On Saturday, Caitlin Kalinowski said she resigned from OpenAI, arguing that potential uses of AI for warrantless monitoring of Americans and weapon systems operating without a human decision demanded more careful debate than they received. Her exit lands as OpenAI expands into classified Pentagon projects under an arrangement that kept two stated limits in place: no domestic mass surveillance and a requirement for human control over any use of force.

In a post on X, Kalinowski said she still believes AI can matter for national security, but drew hard boundaries around domestic spying without court oversight and lethal autonomy without human authorization.

She also framed the resignation as a values call rather than a personal dispute, while saying she respects Sam Altman and remains proud of what her robotics group built.

“I resigned from OpenAI. I care deeply about the Robotics team and the work we built together. This wasn’t an easy call. AI has an important role in national security. But surveillance of Americans without judicial oversight and lethal autonomy without human authorization are lines that deserved more deliberation than they got. This was about principle, not people. I have deep respect for Sam and the team, and I’m proud of what we built together,” she wrote in the post.

She shared the same message on her LinkedIn post as well.

Caitlin Kalinowskis Bold Departure Sparks Debate

Kalinowski’s concerns echo the same two fault lines now shaping how top AI labs negotiate with the U.S. national security apparatus: surveillance at home and autonomy in the use of force. In her post, she said those issues were not weighed with the level of deliberation she expected.

At the same time, Altman has described OpenAI’s posture changing from avoiding classified engagements to taking them on with the Department of War, calling the shift urgent and more complex than earlier work. He also said OpenAI had previously passed on classified opportunities that rival lab Anthropic accepted.

OpenAI’s Pentagon arrangement, as described alongside Altman’s comments, kept two guardrails intact while adding operational measures such as putting OpenAI engineers on-site to watch model behavior and safety. Altman also said the company would build technical constraints meant to keep systems operating within expected limits, and that the Department of War wanted those protections as well.

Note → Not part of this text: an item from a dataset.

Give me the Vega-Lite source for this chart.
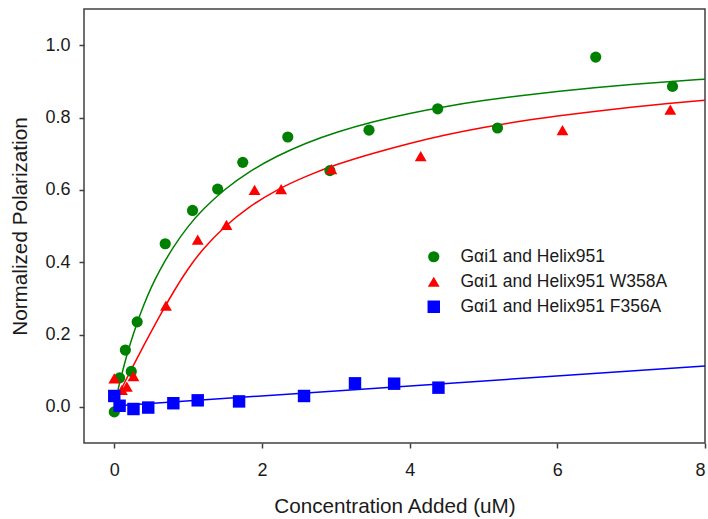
{
  "$schema": "https://vega.github.io/schema/vega-lite/v6.json",
  "autosize": {"type": "none"},
  "padding": {"left": 84, "top": 9, "right": 3, "bottom": 76},
  "width": 621,
  "height": 434,
  "config": {
    "font": "Liberation Sans",
    "view": {"stroke": "#404040", "strokeWidth": 1.5},
    "axis": {
      "grid": false,
      "domain": false,
      "tickColor": "#404040",
      "tickWidth": 1.5,
      "tickSize": 5,
      "labelFont": "Liberation Sans",
      "labelFontSize": 18,
      "labelColor": "#1a1a1a",
      "titleFont": "Liberation Sans",
      "titleFontSize": 20.7,
      "titleFontWeight": "normal",
      "titleColor": "#1a1a1a"
    },
    "legend": {
      "labelFont": "Liberation Sans",
      "labelFontSize": 17.5,
      "labelColor": "#1a1a1a",
      "labelLimit": 0,
      "padding": 0,
      "rowPadding": 6,
      "symbolSize": 130,
      "symbolStrokeWidth": 0,
      "labelOffset": 18
    }
  },
  "data": {
    "values": [
      {"series": "Gαi1 and Helix951", "kind": "point", "x": 0.0, "y": -0.014},
      {"series": "Gαi1 and Helix951", "kind": "point", "x": 0.072, "y": 0.080},
      {"series": "Gαi1 and Helix951", "kind": "point", "x": 0.15, "y": 0.157},
      {"series": "Gαi1 and Helix951", "kind": "point", "x": 0.23, "y": 0.098},
      {"series": "Gαi1 and Helix951", "kind": "point", "x": 0.31, "y": 0.235},
      {"series": "Gαi1 and Helix951", "kind": "point", "x": 0.69, "y": 0.451},
      {"series": "Gαi1 and Helix951", "kind": "point", "x": 1.06, "y": 0.543},
      {"series": "Gαi1 and Helix951", "kind": "point", "x": 1.40, "y": 0.602},
      {"series": "Gαi1 and Helix951", "kind": "point", "x": 1.74, "y": 0.676},
      {"series": "Gαi1 and Helix951", "kind": "point", "x": 2.35, "y": 0.746},
      {"series": "Gαi1 and Helix951", "kind": "point", "x": 2.92, "y": 0.653},
      {"series": "Gαi1 and Helix951", "kind": "point", "x": 3.45, "y": 0.765},
      {"series": "Gαi1 and Helix951", "kind": "point", "x": 4.38, "y": 0.824},
      {"series": "Gαi1 and Helix951", "kind": "point", "x": 5.19, "y": 0.771},
      {"series": "Gαi1 and Helix951", "kind": "point", "x": 6.52, "y": 0.967},
      {"series": "Gαi1 and Helix951", "kind": "point", "x": 7.56, "y": 0.886},

      {"series": "Gαi1 and Helix951 W358A", "kind": "point", "x": 0.0, "y": 0.079},
      {"series": "Gαi1 and Helix951 W358A", "kind": "point", "x": 0.104, "y": 0.047},
      {"series": "Gαi1 and Helix951 W358A", "kind": "point", "x": 0.17, "y": 0.056},
      {"series": "Gαi1 and Helix951 W358A", "kind": "point", "x": 0.26, "y": 0.085},
      {"series": "Gαi1 and Helix951 W358A", "kind": "point", "x": 0.70, "y": 0.280},
      {"series": "Gαi1 and Helix951 W358A", "kind": "point", "x": 1.13, "y": 0.462},
      {"series": "Gαi1 and Helix951 W358A", "kind": "point", "x": 1.52, "y": 0.503},
      {"series": "Gαi1 and Helix951 W358A", "kind": "point", "x": 1.90, "y": 0.600},
      {"series": "Gαi1 and Helix951 W358A", "kind": "point", "x": 2.26, "y": 0.602},
      {"series": "Gαi1 and Helix951 W358A", "kind": "point", "x": 2.94, "y": 0.657},
      {"series": "Gαi1 and Helix951 W358A", "kind": "point", "x": 4.15, "y": 0.693},
      {"series": "Gαi1 and Helix951 W358A", "kind": "point", "x": 6.07, "y": 0.765},
      {"series": "Gαi1 and Helix951 W358A", "kind": "point", "x": 7.53, "y": 0.822},

      {"series": "Gαi1 and Helix951 F356A", "kind": "point", "x": 0.0, "y": 0.030},
      {"series": "Gαi1 and Helix951 F356A", "kind": "point", "x": 0.072, "y": 0.003},
      {"series": "Gαi1 and Helix951 F356A", "kind": "point", "x": 0.26, "y": -0.006},
      {"series": "Gαi1 and Helix951 F356A", "kind": "point", "x": 0.46, "y": -0.002},
      {"series": "Gαi1 and Helix951 F356A", "kind": "point", "x": 0.80, "y": 0.010},
      {"series": "Gαi1 and Helix951 F356A", "kind": "point", "x": 1.13, "y": 0.018},
      {"series": "Gαi1 and Helix951 F356A", "kind": "point", "x": 1.69, "y": 0.015},
      {"series": "Gαi1 and Helix951 F356A", "kind": "point", "x": 2.57, "y": 0.030},
      {"series": "Gαi1 and Helix951 F356A", "kind": "point", "x": 3.26, "y": 0.065},
      {"series": "Gαi1 and Helix951 F356A", "kind": "point", "x": 3.79, "y": 0.064},
      {"series": "Gαi1 and Helix951 F356A", "kind": "point", "x": 4.39, "y": 0.053},

      {"series": "Gαi1 and Helix951", "kind": "fit", "x": 0.05, "y": 0.0466},
      {"series": "Gαi1 and Helix951", "kind": "fit", "x": 0.1, "y": 0.0891},
      {"series": "Gαi1 and Helix951", "kind": "fit", "x": 0.15, "y": 0.1281},
      {"series": "Gαi1 and Helix951", "kind": "fit", "x": 0.2, "y": 0.164},
      {"series": "Gαi1 and Helix951", "kind": "fit", "x": 0.3, "y": 0.2278},
      {"series": "Gαi1 and Helix951", "kind": "fit", "x": 0.4, "y": 0.2828},
      {"series": "Gαi1 and Helix951", "kind": "fit", "x": 0.5, "y": 0.3306},
      {"series": "Gαi1 and Helix951", "kind": "fit", "x": 0.6, "y": 0.3727},
      {"series": "Gαi1 and Helix951", "kind": "fit", "x": 0.8, "y": 0.4432},
      {"series": "Gαi1 and Helix951", "kind": "fit", "x": 1.0, "y": 0.5},
      {"series": "Gαi1 and Helix951", "kind": "fit", "x": 1.2, "y": 0.5467},
      {"series": "Gαi1 and Helix951", "kind": "fit", "x": 1.5, "y": 0.6029},
      {"series": "Gαi1 and Helix951", "kind": "fit", "x": 1.8, "y": 0.6474},
      {"series": "Gαi1 and Helix951", "kind": "fit", "x": 2.2, "y": 0.6938},
      {"series": "Gαi1 and Helix951", "kind": "fit", "x": 2.6, "y": 0.7301},
      {"series": "Gαi1 and Helix951", "kind": "fit", "x": 3.0, "y": 0.7593},
      {"series": "Gαi1 and Helix951", "kind": "fit", "x": 3.5, "y": 0.7885},
      {"series": "Gαi1 and Helix951", "kind": "fit", "x": 4.0, "y": 0.8119},
      {"series": "Gαi1 and Helix951", "kind": "fit", "x": 4.5, "y": 0.8311},
      {"series": "Gαi1 and Helix951", "kind": "fit", "x": 5.0, "y": 0.8471},
      {"series": "Gαi1 and Helix951", "kind": "fit", "x": 5.5, "y": 0.8607},
      {"series": "Gαi1 and Helix951", "kind": "fit", "x": 6.0, "y": 0.8723},
      {"series": "Gαi1 and Helix951", "kind": "fit", "x": 6.5, "y": 0.8825},
      {"series": "Gαi1 and Helix951", "kind": "fit", "x": 7.0, "y": 0.8913},
      {"series": "Gαi1 and Helix951", "kind": "fit", "x": 7.5, "y": 0.8991},
      {"series": "Gαi1 and Helix951", "kind": "fit", "x": 8.0, "y": 0.9061},

      {"series": "Gαi1 and Helix951 W358A", "kind": "fit", "x": 0.06, "y": 0.035},
      {"series": "Gαi1 and Helix951 W358A", "kind": "fit", "x": 0.2, "y": 0.092},
      {"series": "Gαi1 and Helix951 W358A", "kind": "fit", "x": 0.4, "y": 0.170},
      {"series": "Gαi1 and Helix951 W358A", "kind": "fit", "x": 0.6, "y": 0.246},
      {"series": "Gαi1 and Helix951 W358A", "kind": "fit", "x": 0.8, "y": 0.318},
      {"series": "Gαi1 and Helix951 W358A", "kind": "fit", "x": 1.0, "y": 0.383},
      {"series": "Gαi1 and Helix951 W358A", "kind": "fit", "x": 1.2, "y": 0.437},
      {"series": "Gαi1 and Helix951 W358A", "kind": "fit", "x": 1.5, "y": 0.500},
      {"series": "Gαi1 and Helix951 W358A", "kind": "fit", "x": 1.8, "y": 0.550},
      {"series": "Gαi1 and Helix951 W358A", "kind": "fit", "x": 2.2, "y": 0.601},
      {"series": "Gαi1 and Helix951 W358A", "kind": "fit", "x": 2.6, "y": 0.638},
      {"series": "Gαi1 and Helix951 W358A", "kind": "fit", "x": 3.0, "y": 0.670},
      {"series": "Gαi1 and Helix951 W358A", "kind": "fit", "x": 3.5, "y": 0.701},
      {"series": "Gαi1 and Helix951 W358A", "kind": "fit", "x": 4.0, "y": 0.729},
      {"series": "Gαi1 and Helix951 W358A", "kind": "fit", "x": 4.5, "y": 0.753},
      {"series": "Gαi1 and Helix951 W358A", "kind": "fit", "x": 5.0, "y": 0.773},
      {"series": "Gαi1 and Helix951 W358A", "kind": "fit", "x": 5.5, "y": 0.790},
      {"series": "Gαi1 and Helix951 W358A", "kind": "fit", "x": 6.0, "y": 0.804},
      {"series": "Gαi1 and Helix951 W358A", "kind": "fit", "x": 6.5, "y": 0.817},
      {"series": "Gαi1 and Helix951 W358A", "kind": "fit", "x": 7.0, "y": 0.829},
      {"series": "Gαi1 and Helix951 W358A", "kind": "fit", "x": 7.5, "y": 0.839},
      {"series": "Gαi1 and Helix951 W358A", "kind": "fit", "x": 8.0, "y": 0.848},

      {"series": "Gαi1 and Helix951 F356A", "kind": "fit", "x": 0.04, "y": 0.003},
      {"series": "Gαi1 and Helix951 F356A", "kind": "fit", "x": 8.0, "y": 0.113}
    ]
  },
  "encoding": {
    "x": {
      "field": "x",
      "type": "quantitative",
      "scale": {"domain": [-0.41, 8], "nice": false, "zero": false},
      "axis": {"values": [0, 2, 4, 6, 8], "format": "d", "labelPadding": 13, "titlePadding": 17, "title": "Concentration Added (uM)"}
    },
    "y": {
      "field": "y",
      "type": "quantitative",
      "scale": {"domain": [-0.1, 1.1], "nice": false, "zero": false},
      "axis": {"values": [0, 0.2, 0.4, 0.6, 0.8, 1.0], "format": ".1f", "labelPadding": 9, "titlePadding": 14, "title": "Normalized Polarization"}
    },
    "color": {
      "field": "series",
      "type": "nominal",
      "scale": {
        "domain": ["Gαi1 and Helix951", "Gαi1 and Helix951 W358A", "Gαi1 and Helix951 F356A"],
        "range": ["#008000", "#ff0000", "#0000ff"]
      },
      "legend": {"title": null, "orient": "none", "legendX": 341, "legendY": 239}
    }
  },
  "layer": [
    {
      "transform": [{"filter": "datum.kind === 'fit'"}],
      "mark": {"type": "line", "strokeWidth": 1.5, "interpolate": "basis"},
      "encoding": {"detail": {"field": "series"}}
    },
    {
      "transform": [{"filter": "datum.kind === 'point'"}],
      "mark": {"type": "point", "filled": true, "opacity": 1},
      "encoding": {
        "shape": {
          "field": "series",
          "type": "nominal",
          "scale": {
            "domain": ["Gαi1 and Helix951", "Gαi1 and Helix951 W358A", "Gαi1 and Helix951 F356A"],
            "range": ["circle", "triangle-up", "square"]
          },
          "legend": {"title": null, "orient": "none", "legendX": 341, "legendY": 239}
        },
        "size": {
          "field": "series",
          "type": "nominal",
          "scale": {
            "domain": ["Gαi1 and Helix951", "Gαi1 and Helix951 W358A", "Gαi1 and Helix951 F356A"],
            "range": [125, 155, 120]
          },
          "legend": null
        }
      }
    }
  ]
}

AI Safety Negotiations Amid Pentagon Deal

This resignation comes in the wake of OpenAI’s recent Pentagon deal, which was struck just hours after the Trump administration blacklisted rival Anthropic for refusing to eliminate similar safety clauses from their own agreement. OpenAI’s CEO Sam Altman emphasized that the Department of War accepted two core principles: prohibitions against domestic mass surveillance and a requirement for human oversight in the use of force.

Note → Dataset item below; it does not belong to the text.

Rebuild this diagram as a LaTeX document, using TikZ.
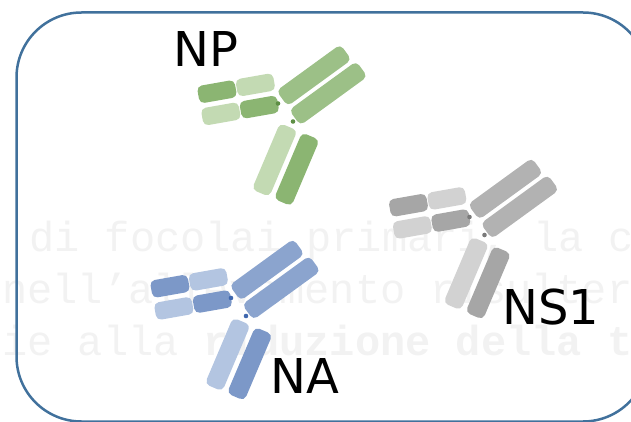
\documentclass[tikz,border=0pt]{standalone}
\usepackage{fontspec}
\setmainfont{DejaVu Sans}
\newfontfamily\wmfont{Liberation Mono}

% antibody palettes: arm, dark, light, dot
\definecolor{greenarm}{HTML}{9CC087}
\definecolor{greendark}{HTML}{8BB572}
\definecolor{greenlight}{HTML}{C3DAB3}
\definecolor{greendot}{HTML}{5E8F45}
\definecolor{grayarm}{HTML}{B2B2B2}
\definecolor{graydark}{HTML}{A6A6A6}
\definecolor{graylight}{HTML}{D2D2D2}
\definecolor{graydot}{HTML}{7A7A7A}
\definecolor{bluearm}{HTML}{8BA4CE}
\definecolor{bluedark}{HTML}{7C98C8}
\definecolor{bluelight}{HTML}{B3C5E1}
\definecolor{bluedot}{HTML}{3F67AE}
\definecolor{frameblue}{HTML}{41719C}
\definecolor{wmgray}{HTML}{F2F2F2}

\tikzset{
  abtext/.style={font=\fontsize{48}{48}\selectfont, text=black, inner sep=0pt, anchor=base west},
  watermark/.style={font=\wmfont\fontsize{42}{42}\selectfont, text=wmgray, inner sep=0pt, anchor=base west},
  chain/.style={rounded corners=5pt},
  % Y-shaped antibody; origin = lower end of the upper heavy arm
  pics/antibody/.style={code={
    % heavy-chain arms
    \fill[#1arm, chain, rotate=36] (0,-9.5) rectangle (79,9.5);
    \fill[#1arm, chain, shift={(12.7,19.2)}, rotate=36] (0,-9.5) rectangle (83,9.5);
    % light-chain blocks, two rows
    \fill[#1dark,  chain, shift={(-65,-6.8)},  rotate=10] (-19,-8.8) rectangle (19,8.8);
    \fill[#1light, chain, shift={(-26.6,-13.6)}, rotate=10] (-19,-8.8) rectangle (19,8.8);
    \fill[#1light, chain, shift={(-61.1,15.4)}, rotate=10] (-19,-8.8) rectangle (19,8.8);
    \fill[#1dark,  chain, shift={(-22.7,8.6)},  rotate=10] (-19,-8.8) rectangle (19,8.8);
    % stem
    \fill[#1light, chain, shift={(6.7,28.3)}, rotate=-113] (0,-9.5) rectangle (72,9.5);
    \fill[#1dark,  chain, shift={(28.8,37.7)}, rotate=-113] (0,-9.5) rectangle (72,9.5);
    % hinge dots
    \fill[#1dot] (-4,5) circle (2.3);
    \fill[#1dot] (11,23) circle (2.3);
  }}
}

\begin{document}
\begin{tikzpicture}[x=1pt, y=-1pt]
  \useasboundingbox (0,0) rectangle (631,422);
  \clip (0,0) rectangle (631,422);

  % faint background text
  \node[watermark] (wm1) at (29,251) {di focolai primari, la c};
  \node[watermark] (wm2) at (2,303) {nell’allevamento risulter};
  \node[watermark] (wm3) at (2,355) {ie alla \textbf{riduzione della t}};

  % frame
  \draw[frameblue, line width=2.5pt, rounded corners=65pt] (16.5,12.5) rectangle (648,421.5);

  % antibodies
  \pic (abnp) at (282,98.5) {antibody=green};
  \pic (abns) at (473.5,212) {antibody=gray};
  \pic (abna) at (235,293) {antibody=blue};

  % labels
  \node[abtext] (np) at (173,67) {NP};
  \node[abtext] (ns1) at (502,324) {NS1};
  \node[abtext] (na) at (270,393) {NA};
\end{tikzpicture}
\end{document}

This unfolding situation highlights the contrasting approaches of the two companies, as Anthropic’s refusal to adjust its terms led to a “supply chain risk” designation from Defense Secretary Pete Hegseth, while OpenAI successfully negotiated terms that align with existing U.S. law and policy. This juxtaposition raises questions about the ethical implications of AI in national security, particularly regarding surveillance and autonomous weaponry.

The Pentagon Deal: A Critical Turning Point

When Anthropic refused to change its position, Defense Secretary Pete Hegseth labeled the company a supply chain risk, and President Donald Trump directed agencies and military contractors to cut ties. Anthropic said on Friday it was “deeply saddened,” called the designation “legally unsound,” and warned it would “set a dangerous precedent for any American company that negotiates with the government.”

Altman also said OpenAI negotiated so comparable terms could be available to other AI developers, not only his firm. Even so, the split outcome remains stark: OpenAI says it got acceptance of the two guardrails, while Anthropic ended up blacklisted despite describing similar red lines.

Altman said the Department of War viewed the principles as consistent with existing U.S. law and policy, and he cast OpenAI’s quick move as an attempt to avoid what he viewed as a dangerous competitive trajectory among AI labs. Kalinowski’s resignation, by contrast, spotlights how internal talent may react when the same boundaries are perceived as insufficiently examined.